23. The method of claim 22, said temperature being from about −10 to −30° C.

24. The method of claim 17, said freeze drying step comprising the steps of subjecting the collagen dispersion to a temperature below about −10° C. and a reduced pressure of from about 0-5 torr.

25. The method of claim 17, said collagen layer extending at least partially into said foam layer.

26. The method of claim 17, said foam layer comprising a foam selected from the group consisting of polyurethane, polystyrene, epoxy and polyvinyl chloride foams.

27. The method of claim 26, said foam comprising polyurethane foam.

28. The method of claim 26, said foam having an average cell size of from about 4-100 pores per inch (ppi).

29. The method of claim 26, said foam having a density of from about 0.15-1.25 g/ml.

30. The method of claim 17, said collagen being acid soluble.

31. The method of claim 17, said collagen layer having a thickness of from about 0.5 to 4 mm.

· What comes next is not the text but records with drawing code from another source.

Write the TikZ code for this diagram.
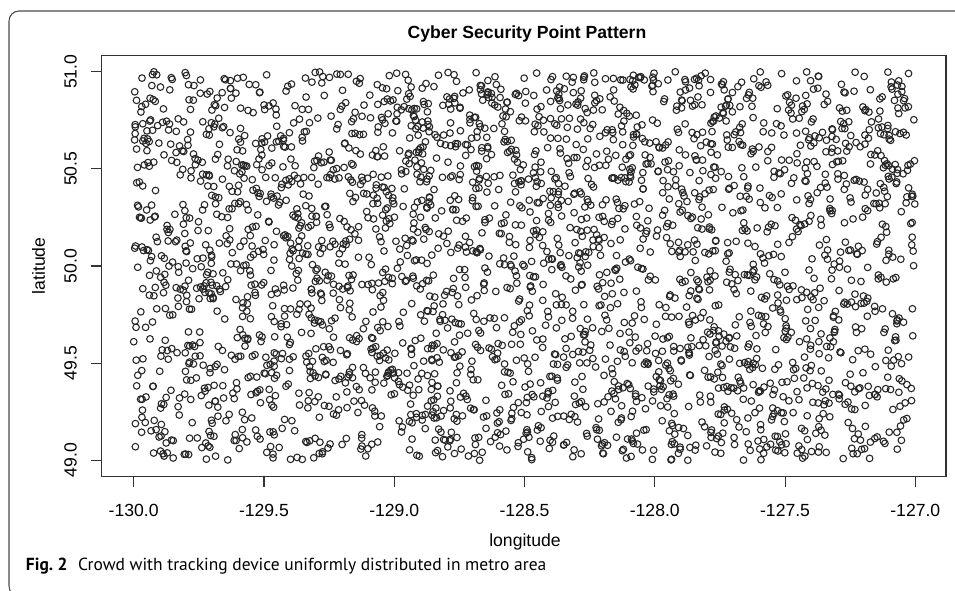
\documentclass[tikz,border=0pt]{standalone}
\usepackage{fontspec}
\setmainfont{Liberation Sans}
\newfontfamily\capfont{PT Sans}
\begin{document}
\begin{tikzpicture}[x=0.75pt,y=-0.75pt,
  every node/.style={inner sep=0pt,outer sep=0pt},
  plotfont/.style={font=\fontsize{13.2pt}{15pt}\selectfont},
  pointmark/.style={draw=black!85,line width=0.8pt},
  axisline/.style={draw=black!80,line width=0.8pt},
  framebox/.style={draw=black!70,line width=0.8pt,rounded corners=7.5pt}]
\useasboundingbox (0,0) rectangle (955,590);
% outer figure frame (runs off the right and bottom edges)
\begin{scope}
  \clip (0,0) rectangle (955,590);
  \draw[framebox] (9,11) rectangle (985,596);
\end{scope}
% title
\node[plotfont,font=\fontsize{13.2pt}{15pt}\selectfont\bfseries] (title) at (527,34) {Cyber Security Point Pattern};
% plot box
\draw[axisline] (101.7,55.7) rectangle (946,476.7);
% points: uniform over longitude -130..-127, latitude 49..51
\pgfmathsetseed{2718}
\foreach \k in {1,...,3000}{
  \pgfmathsetmacro{\px}{133.7+781.6*rnd}
  \pgfmathsetmacro{\py}{71.7+388.6*rnd}
  \draw[pointmark] (\px,\py) circle[radius=2.5pt];
}
% x axis
\draw[axisline] (133.7,476.7) -- (915.3,476.7);
\foreach \lab [count=\i from 0] in {-130.0,-129.5,-129.0,-128.5,-128.0,-127.5,-127.0}{
  \pgfmathsetmacro{\tx}{133.7+130.27*\i}
  \draw[axisline] (\tx,476.7) -- (\tx,487.3);
  \node[plotfont] (xl\i) at (\tx,510) {\lab};
}
\node[plotfont] (xlabel) at (525,541.5) {longitude};
% y axis
\foreach \lab [count=\i from 0] in {49.0,49.5,50.0,50.5,51.0}{
  \pgfmathsetmacro{\ty}{460.3-97.15*\i}
  \draw[axisline] (91,\ty) -- (101.7,\ty);
  \node[plotfont,rotate=90] (yl\i) at (70.5,\ty) {\lab};
}
\node[plotfont,rotate=90] (ylabel) at (38.5,266) {latitude};
% caption
\node[anchor=base west,font=\capfont\fontsize{13.1pt}{15pt}\selectfont] (caption) at (26,570)
  {\textbf{Fig.~2}\hspace{0.6em}Crowd with tracking device uniformly distributed in metro area};
\end{tikzpicture}
\end{document}
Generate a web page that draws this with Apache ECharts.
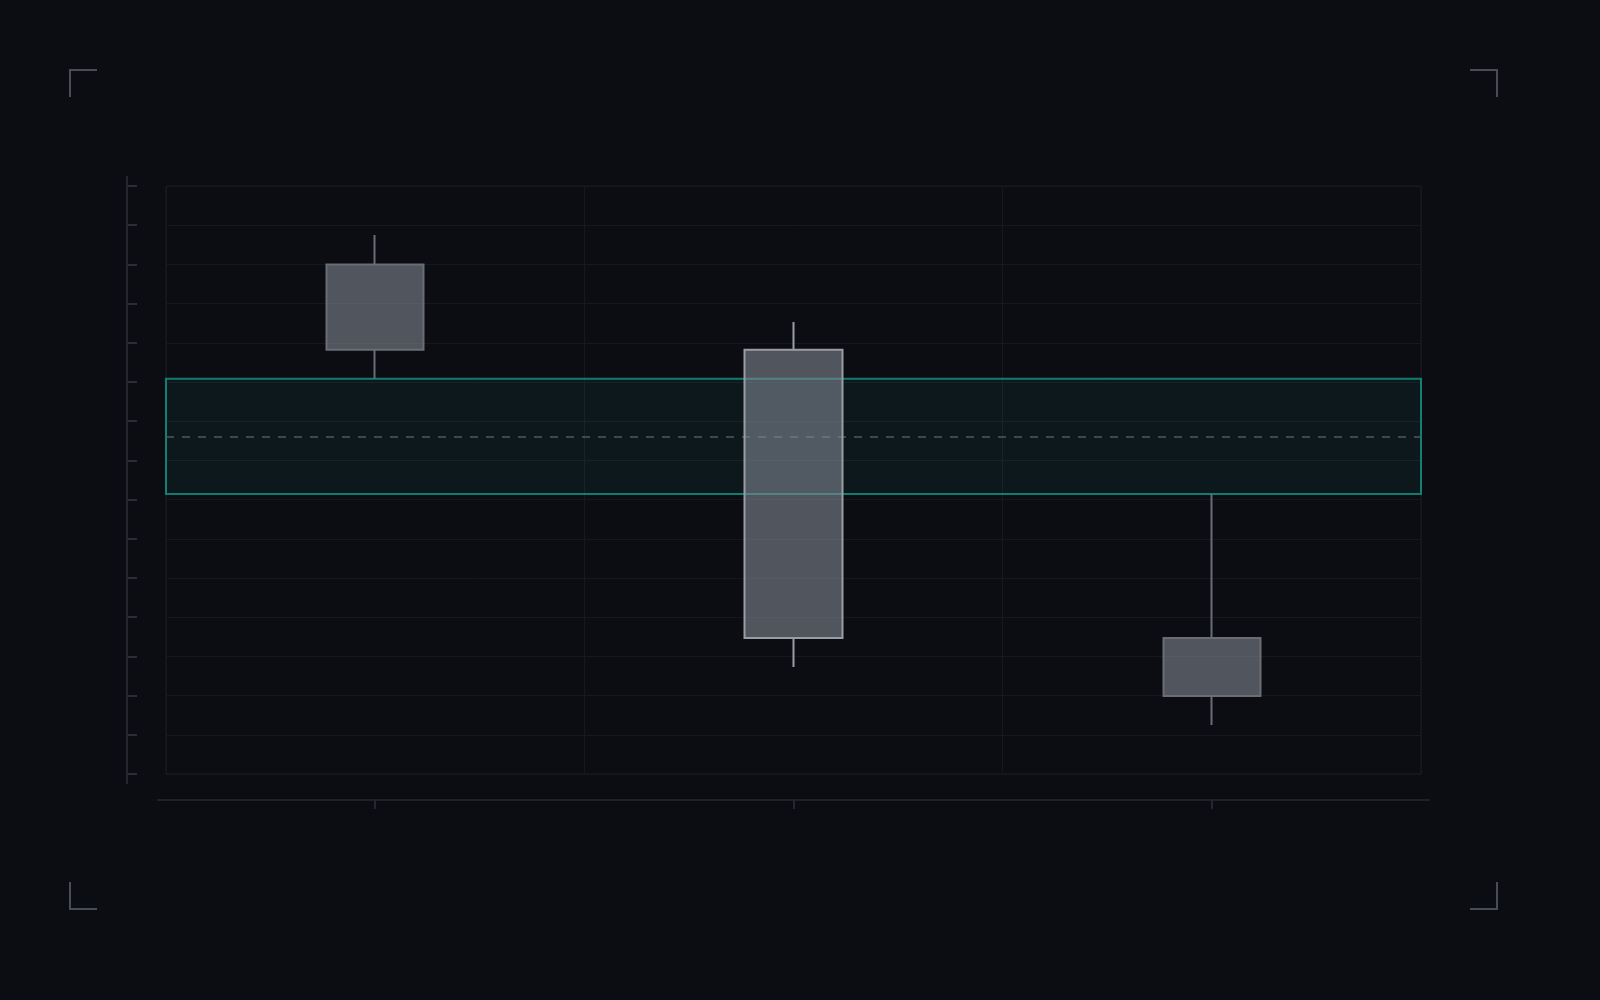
<!DOCTYPE html>
<html>
<head>
<meta charset="utf-8">
<script src="https://cdn.jsdelivr.net/npm/echarts@6/dist/echarts.min.js"></script>
<style>
html,body{margin:0;padding:0;background:#0b0d12;}
#c{width:1600px;height:1000px;}
</style>
</head>
<body>
<div id="c"></div>
<script>
const categories = ['1', '2', '3'];
const opens  = [13.0, 10.82, 3.47];
const closes = [10.82, 3.47, 1.99];
const lows   = [10.08, 2.73, 1.25];
const highs  = [13.75, 11.53, 7.14];
const bandLow = 7.14;
const bandHigh = 10.08;
const midLevel = 8.61;
const yMin = 0, yMax = 15, yInterval = 1;

const chart = echarts.init(document.getElementById('c'));

const candleFill = 'rgba(129,135,145,0.6)';
const candleData = categories.map((c, i) => {
  const item = { value: [opens[i], closes[i], lows[i], highs[i]] };
  if (i === 1) {
    item.itemStyle = { color: candleFill, color0: candleFill, borderColor: '#9a9da4', borderColor0: '#9a9da4' };
  }
  return item;
});

const bracket = (pts) => ({
  type: 'polyline', silent: true, z: 10,
  shape: { points: pts },
  style: { stroke: '#474c55', lineWidth: 2, fill: null }
});

chart.setOption({
  backgroundColor: '#0b0d12',
  animation: false,
  grid: { left: 166, right: 179, top: 186, bottom: 226, show: true, borderColor: '#1a1c22', borderWidth: 1, backgroundColor: 'transparent' },
  xAxis: {
    type: 'category',
    data: categories,
    boundaryGap: true,
    position: 'bottom',
    offset: 26,
    axisLine: { show: false, onZero: false },
    axisTick: { show: true, alignWithLabel: true, length: 9, lineStyle: { color: '#2c3038', width: 1.5 } },
    axisLabel: { show: false },
    splitLine: { show: true, lineStyle: { color: '#16181e', width: 1 } }
  },
  yAxis: {
    type: 'value',
    min: yMin, max: yMax, interval: yInterval,
    offset: 39,
    axisLine: { show: false, onZero: false },
    axisTick: { show: true, inside: true, length: 10, lineStyle: { color: '#2a2e36', width: 2 } },
    axisLabel: { show: false },
    splitLine: { show: true, lineStyle: { color: '#16181e', width: 1 } }
  },
  series: [
    {
      type: 'line',
      data: [],
      z: 1,
      silent: true,
      markArea: {
        silent: true,
        z: 1,
        itemStyle: { color: 'rgba(20,160,150,0.08)', borderColor: 'rgba(20,170,150,0.7)', borderWidth: 2 },
        label: { show: false },
        data: [[{ yAxis: bandHigh }, { yAxis: bandLow }]]
      },
      markLine: {
        silent: true,
        z: 1,
        symbol: ['none', 'none'],
        label: { show: false },
        lineStyle: { color: '#525860', type: [8, 8], width: 1.5 },
        data: [{ yAxis: midLevel }]
      }
    },
    {
      type: 'candlestick',
      data: candleData,
      barWidth: 98,
      z: 3,
      itemStyle: { color: candleFill, color0: candleFill, borderColor: '#6a6d74', borderColor0: '#6a6d74', borderWidth: 2 }
    }
  ],
  graphic: [
    bracket([[70, 97], [70, 70], [97, 70]]),
    bracket([[1470, 70], [1497, 70], [1497, 97]]),
    bracket([[70, 882], [70, 909], [97, 909]]),
    bracket([[1470, 909], [1497, 909], [1497, 882]]),
    { type: 'line', silent: true, z: 10, shape: { x1: 127, y1: 176, x2: 127, y2: 784 }, style: { stroke: '#22262d', lineWidth: 2 } },
    { type: 'line', silent: true, z: 10, shape: { x1: 157, y1: 800, x2: 1430, y2: 800 }, style: { stroke: '#262a31', lineWidth: 1.5 } }
  ]
});
</script>
</body>
</html>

32. The method of claim 17, said foam layer having a thickness of from about 1 to 5 mm.

33. The method of claim 17, said collagen comprising Type I bovine collagen.

34. The method of claim 17, said collagen having an intrafibral pore size of from about 25-150 microns.

35. The method of claim 34, said pore size being from about 50-100 microns.

36. The method of claim 17, said collagen layers exhibiting at least about 80% of the helicity of the native collagen used to fabricate the layer.

37. The method of claim 17, said collagen layer having a density of from about 0.1-0.6 g/ml.

38. The method of claim 17, said collagen being a polymer with left-handed helices with an average molecular weight of from about 80,000-120,000.

39. The method of claim 17, said collagen dispersion having a pH of from about 1.5 to 5.